Et que dire du fait que lorsqu’il y a tempête de neige à Montréal, on déploie une armée de cols bleus pour accrocher des panneaux de signalisation interdisant temporairement le stationnement, alors qu’un système de signalétique déclenché à distance se révélerait à la fois plus efficace, plus environnemental et plus économique. Joseph Facal, ex-ministre du gouvernement de Lucien Bouchard et chroniqueur au Journal de Montréal, dit de la pénurie de main-d’œuvre qu’il s’agit « d’un grand mensonge ». À eux seuls, ces deux exemples lui donnent raison.
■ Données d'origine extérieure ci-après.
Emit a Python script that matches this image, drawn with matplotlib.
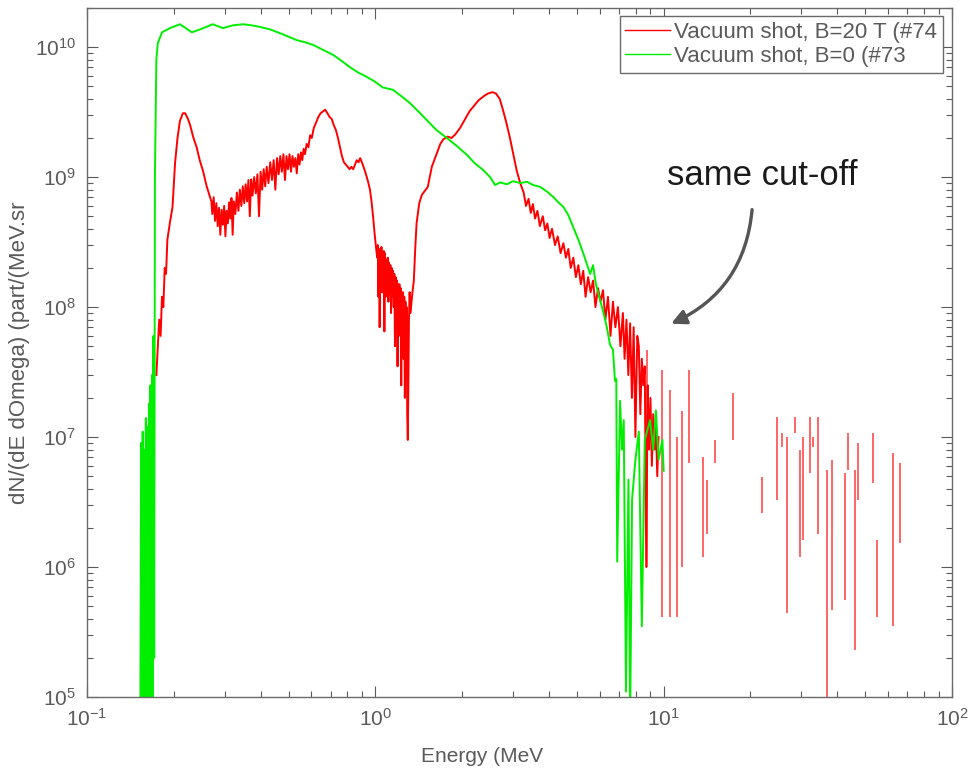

Alors que le gouvernement du Québec s’est assuré, ces dernières années, d’utiliser son pouvoir d’achat pour faire la promotion de la médiocrité par sa règle du plus bas soumissionnaire, qui donne les contrats publics aux constructeurs les plus cheaps plutôt qu’aux meilleurs, et alors que les grandes villes comme Montréal ont abandonné jusqu’à l’idée de planifier les travaux publics sur leur territoire, la Banque de l’infrastructure du Canada pourrait être le déclencheur d’une révolution dans le secteur, notamment par un échange des meilleures pratiques.
Cela trouverait particulièrement écho dans le Grand Montréal, dont l’économie souffre d’un retard marqué de productivité. Dans le « tableau de bord » commandé par la Chambre de commerce du Montréal métropolitain et par Montréal International à l’Institut du Québec, on se félicite en effet de la bonne performance économique de la métropole, mais on avertit que l’absence d’amélioration de la productivité est l’un des principaux boulets de notre économie.
Or, la productivité étant largement déterminée par le niveau de formation des employés, d’une part, et les investissements dans les technologies, d’autre part, cela fait du secteur de la construction, qui accuse un retard majeur sur ces deux fronts, le secteur idéal pour attaquer le problème. En d’autres termes, la modernisation de nos pratiques dans la conception, la livraison et l’entretien des infrastructures pourrait être le déclencheur qui permettrait à Montréal de corriger son retard de productivité.